▸ DATA:
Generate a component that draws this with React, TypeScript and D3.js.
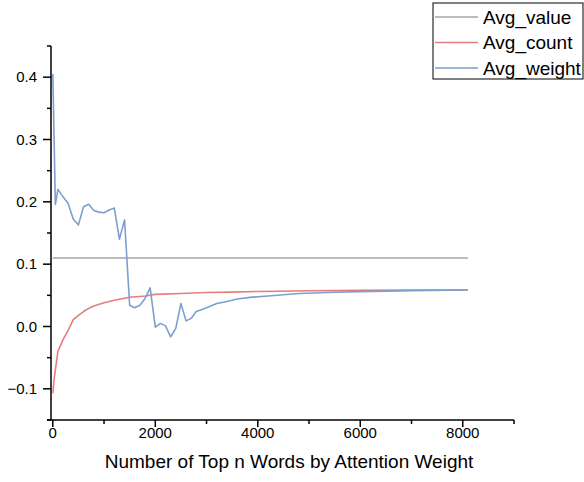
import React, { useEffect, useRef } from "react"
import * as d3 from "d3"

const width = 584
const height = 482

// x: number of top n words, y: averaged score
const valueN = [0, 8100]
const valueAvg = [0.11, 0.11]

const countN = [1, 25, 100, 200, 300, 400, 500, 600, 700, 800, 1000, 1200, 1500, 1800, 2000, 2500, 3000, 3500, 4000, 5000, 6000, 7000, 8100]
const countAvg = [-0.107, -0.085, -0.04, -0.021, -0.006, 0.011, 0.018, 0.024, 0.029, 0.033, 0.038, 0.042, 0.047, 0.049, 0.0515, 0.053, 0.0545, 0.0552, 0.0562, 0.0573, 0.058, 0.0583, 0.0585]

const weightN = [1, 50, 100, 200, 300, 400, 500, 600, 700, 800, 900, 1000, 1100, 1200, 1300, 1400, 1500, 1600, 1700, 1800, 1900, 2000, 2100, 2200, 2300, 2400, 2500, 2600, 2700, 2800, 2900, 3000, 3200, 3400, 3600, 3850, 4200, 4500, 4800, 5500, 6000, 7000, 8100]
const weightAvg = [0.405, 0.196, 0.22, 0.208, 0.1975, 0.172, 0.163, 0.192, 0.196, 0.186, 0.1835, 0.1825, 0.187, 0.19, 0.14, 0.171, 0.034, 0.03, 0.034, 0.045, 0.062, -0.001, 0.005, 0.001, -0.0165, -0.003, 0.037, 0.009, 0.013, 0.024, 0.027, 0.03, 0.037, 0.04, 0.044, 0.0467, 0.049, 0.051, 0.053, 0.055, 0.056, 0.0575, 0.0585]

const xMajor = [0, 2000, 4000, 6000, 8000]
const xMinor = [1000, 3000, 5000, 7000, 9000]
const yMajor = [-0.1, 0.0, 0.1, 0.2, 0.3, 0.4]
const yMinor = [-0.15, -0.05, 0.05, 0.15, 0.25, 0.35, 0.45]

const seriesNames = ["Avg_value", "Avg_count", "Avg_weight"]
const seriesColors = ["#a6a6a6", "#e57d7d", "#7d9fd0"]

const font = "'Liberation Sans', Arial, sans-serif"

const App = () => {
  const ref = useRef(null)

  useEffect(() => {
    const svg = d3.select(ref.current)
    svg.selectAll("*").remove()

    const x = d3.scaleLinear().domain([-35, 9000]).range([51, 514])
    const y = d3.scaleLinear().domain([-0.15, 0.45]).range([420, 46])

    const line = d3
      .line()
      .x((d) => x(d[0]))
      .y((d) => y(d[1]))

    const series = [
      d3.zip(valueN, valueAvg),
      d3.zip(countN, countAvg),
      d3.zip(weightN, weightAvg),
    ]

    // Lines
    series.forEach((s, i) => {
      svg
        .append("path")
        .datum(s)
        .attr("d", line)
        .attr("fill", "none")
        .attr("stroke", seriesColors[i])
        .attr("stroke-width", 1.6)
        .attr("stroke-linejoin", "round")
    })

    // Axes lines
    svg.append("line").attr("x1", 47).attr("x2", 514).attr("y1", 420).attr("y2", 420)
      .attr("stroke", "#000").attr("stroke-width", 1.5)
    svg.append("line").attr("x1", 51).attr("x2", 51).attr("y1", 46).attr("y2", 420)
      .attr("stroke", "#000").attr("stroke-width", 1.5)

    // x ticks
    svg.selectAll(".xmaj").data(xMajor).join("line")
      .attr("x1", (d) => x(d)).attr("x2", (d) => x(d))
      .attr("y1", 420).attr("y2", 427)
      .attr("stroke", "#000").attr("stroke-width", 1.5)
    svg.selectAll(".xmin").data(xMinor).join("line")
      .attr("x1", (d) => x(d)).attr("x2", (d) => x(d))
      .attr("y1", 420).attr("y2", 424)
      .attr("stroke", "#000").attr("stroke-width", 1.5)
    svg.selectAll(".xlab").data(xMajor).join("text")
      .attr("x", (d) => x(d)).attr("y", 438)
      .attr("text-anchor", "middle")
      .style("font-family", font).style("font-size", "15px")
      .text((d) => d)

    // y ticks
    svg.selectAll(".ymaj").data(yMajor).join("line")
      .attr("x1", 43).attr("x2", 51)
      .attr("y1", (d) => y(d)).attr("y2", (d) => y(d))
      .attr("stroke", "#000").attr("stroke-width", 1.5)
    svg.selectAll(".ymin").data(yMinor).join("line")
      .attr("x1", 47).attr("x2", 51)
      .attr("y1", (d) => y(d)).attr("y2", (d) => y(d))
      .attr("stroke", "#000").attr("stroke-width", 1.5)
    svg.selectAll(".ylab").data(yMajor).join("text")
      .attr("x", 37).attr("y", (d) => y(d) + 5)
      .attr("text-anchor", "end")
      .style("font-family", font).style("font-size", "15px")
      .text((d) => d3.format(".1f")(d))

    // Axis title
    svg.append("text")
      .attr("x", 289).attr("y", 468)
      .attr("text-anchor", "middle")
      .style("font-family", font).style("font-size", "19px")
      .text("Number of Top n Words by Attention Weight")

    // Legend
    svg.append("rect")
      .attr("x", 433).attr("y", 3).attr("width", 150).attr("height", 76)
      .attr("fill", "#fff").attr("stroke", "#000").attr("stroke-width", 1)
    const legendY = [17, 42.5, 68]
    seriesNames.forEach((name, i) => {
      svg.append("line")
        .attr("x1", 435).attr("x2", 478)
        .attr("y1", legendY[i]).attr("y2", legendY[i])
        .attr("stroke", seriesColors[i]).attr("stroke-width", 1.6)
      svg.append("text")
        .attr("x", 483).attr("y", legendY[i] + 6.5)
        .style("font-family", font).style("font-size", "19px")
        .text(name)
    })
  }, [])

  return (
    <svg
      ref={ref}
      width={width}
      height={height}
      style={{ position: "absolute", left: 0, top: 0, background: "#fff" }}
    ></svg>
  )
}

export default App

* * *

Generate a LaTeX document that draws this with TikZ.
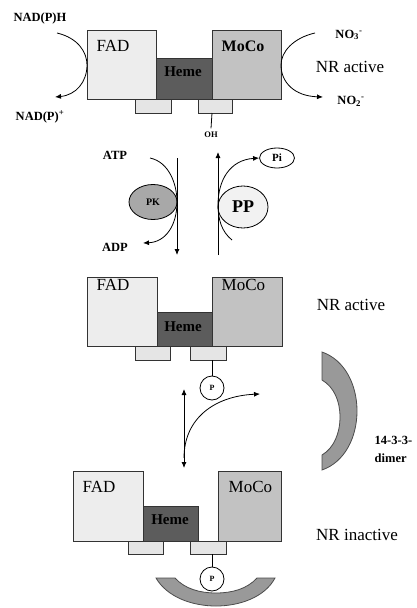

--

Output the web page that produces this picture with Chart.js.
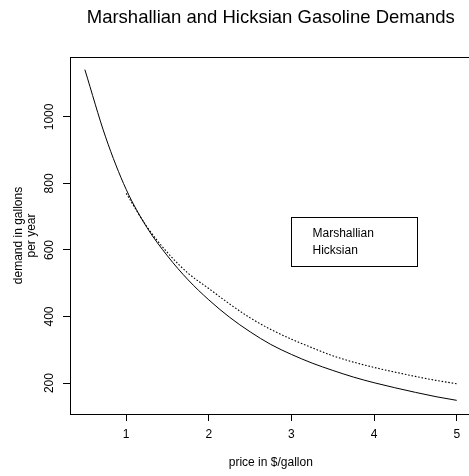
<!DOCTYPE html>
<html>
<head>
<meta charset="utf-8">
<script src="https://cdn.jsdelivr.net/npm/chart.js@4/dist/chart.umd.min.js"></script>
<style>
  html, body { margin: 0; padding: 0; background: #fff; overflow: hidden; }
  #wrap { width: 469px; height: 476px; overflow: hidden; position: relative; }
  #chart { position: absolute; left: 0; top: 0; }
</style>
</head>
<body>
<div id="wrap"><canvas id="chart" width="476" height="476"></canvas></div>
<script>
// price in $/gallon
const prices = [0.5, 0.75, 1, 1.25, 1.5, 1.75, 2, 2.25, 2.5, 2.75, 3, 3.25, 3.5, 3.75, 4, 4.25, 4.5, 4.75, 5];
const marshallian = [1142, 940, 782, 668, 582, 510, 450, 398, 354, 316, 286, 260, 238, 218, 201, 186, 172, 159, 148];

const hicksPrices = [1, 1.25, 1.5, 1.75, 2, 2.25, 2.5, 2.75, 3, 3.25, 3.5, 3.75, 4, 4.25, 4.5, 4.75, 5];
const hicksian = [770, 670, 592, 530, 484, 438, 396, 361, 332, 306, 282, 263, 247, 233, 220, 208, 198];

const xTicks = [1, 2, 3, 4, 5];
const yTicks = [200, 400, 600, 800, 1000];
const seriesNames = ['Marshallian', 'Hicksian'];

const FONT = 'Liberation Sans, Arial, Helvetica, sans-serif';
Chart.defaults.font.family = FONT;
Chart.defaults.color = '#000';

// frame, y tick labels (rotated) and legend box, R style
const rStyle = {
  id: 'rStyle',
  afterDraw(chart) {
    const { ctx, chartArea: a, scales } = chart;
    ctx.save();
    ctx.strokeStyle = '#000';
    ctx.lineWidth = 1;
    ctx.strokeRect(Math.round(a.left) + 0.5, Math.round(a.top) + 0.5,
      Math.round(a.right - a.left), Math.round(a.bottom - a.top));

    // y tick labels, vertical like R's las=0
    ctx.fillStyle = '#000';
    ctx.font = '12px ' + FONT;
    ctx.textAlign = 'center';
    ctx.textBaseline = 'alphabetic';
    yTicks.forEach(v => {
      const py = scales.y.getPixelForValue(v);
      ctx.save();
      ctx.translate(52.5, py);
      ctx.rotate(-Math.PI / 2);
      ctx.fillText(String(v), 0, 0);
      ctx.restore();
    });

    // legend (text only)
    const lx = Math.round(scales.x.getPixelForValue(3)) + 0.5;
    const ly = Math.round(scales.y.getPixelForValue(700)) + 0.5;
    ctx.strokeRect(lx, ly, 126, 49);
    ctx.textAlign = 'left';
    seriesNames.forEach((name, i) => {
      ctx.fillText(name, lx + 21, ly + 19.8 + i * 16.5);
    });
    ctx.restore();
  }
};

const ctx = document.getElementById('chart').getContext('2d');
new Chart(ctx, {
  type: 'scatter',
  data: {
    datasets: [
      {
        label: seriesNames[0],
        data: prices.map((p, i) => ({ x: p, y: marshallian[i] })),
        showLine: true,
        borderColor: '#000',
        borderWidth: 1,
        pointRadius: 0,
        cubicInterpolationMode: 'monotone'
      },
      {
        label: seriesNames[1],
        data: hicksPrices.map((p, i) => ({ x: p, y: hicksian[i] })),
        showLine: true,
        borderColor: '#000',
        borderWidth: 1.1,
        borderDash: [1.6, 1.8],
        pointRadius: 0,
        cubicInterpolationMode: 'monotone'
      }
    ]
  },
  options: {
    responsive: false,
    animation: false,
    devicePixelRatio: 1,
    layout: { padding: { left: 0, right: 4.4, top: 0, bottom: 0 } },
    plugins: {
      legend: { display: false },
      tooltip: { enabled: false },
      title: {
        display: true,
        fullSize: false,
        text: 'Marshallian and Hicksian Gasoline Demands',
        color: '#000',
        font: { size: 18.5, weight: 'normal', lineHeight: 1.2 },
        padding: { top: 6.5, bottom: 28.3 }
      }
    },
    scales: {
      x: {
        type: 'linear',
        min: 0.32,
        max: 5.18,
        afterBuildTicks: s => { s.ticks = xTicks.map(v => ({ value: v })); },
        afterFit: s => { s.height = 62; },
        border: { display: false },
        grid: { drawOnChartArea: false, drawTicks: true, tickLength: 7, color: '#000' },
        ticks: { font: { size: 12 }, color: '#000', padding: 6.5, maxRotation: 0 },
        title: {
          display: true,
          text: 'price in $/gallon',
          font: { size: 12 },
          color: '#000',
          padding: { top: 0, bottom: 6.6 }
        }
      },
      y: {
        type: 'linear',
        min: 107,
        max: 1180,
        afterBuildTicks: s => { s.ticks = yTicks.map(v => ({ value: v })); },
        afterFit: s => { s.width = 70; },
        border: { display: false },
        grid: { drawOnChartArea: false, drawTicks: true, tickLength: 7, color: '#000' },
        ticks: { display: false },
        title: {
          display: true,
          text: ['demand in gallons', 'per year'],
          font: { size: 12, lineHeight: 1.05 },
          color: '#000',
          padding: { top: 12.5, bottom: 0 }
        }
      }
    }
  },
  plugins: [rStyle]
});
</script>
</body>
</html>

▸ WHAT IS NEEDED:
Nothing but the lines from the one containing "Generate a component" through the one containing "0.058, 0.0583, 0.0585]" should appear in your copy, exactly as written and without pictures.

▸ RESPONSE TO THIS TASK:
Generate a component that draws this with React, TypeScript and D3.js.
import React, { useEffect, useRef } from "react"
import * as d3 from "d3"

const width = 584
const height = 482

// x: number of top n words, y: averaged score
const valueN = [0, 8100]
const valueAvg = [0.11, 0.11]

const countN = [1, 25, 100, 200, 300, 400, 500, 600, 700, 800, 1000, 1200, 1500, 1800, 2000, 2500, 3000, 3500, 4000, 5000, 6000, 7000, 8100]
const countAvg = [-0.107, -0.085, -0.04, -0.021, -0.006, 0.011, 0.018, 0.024, 0.029, 0.033, 0.038, 0.042, 0.047, 0.049, 0.0515, 0.053, 0.0545, 0.0552, 0.0562, 0.0573, 0.058, 0.0583, 0.0585]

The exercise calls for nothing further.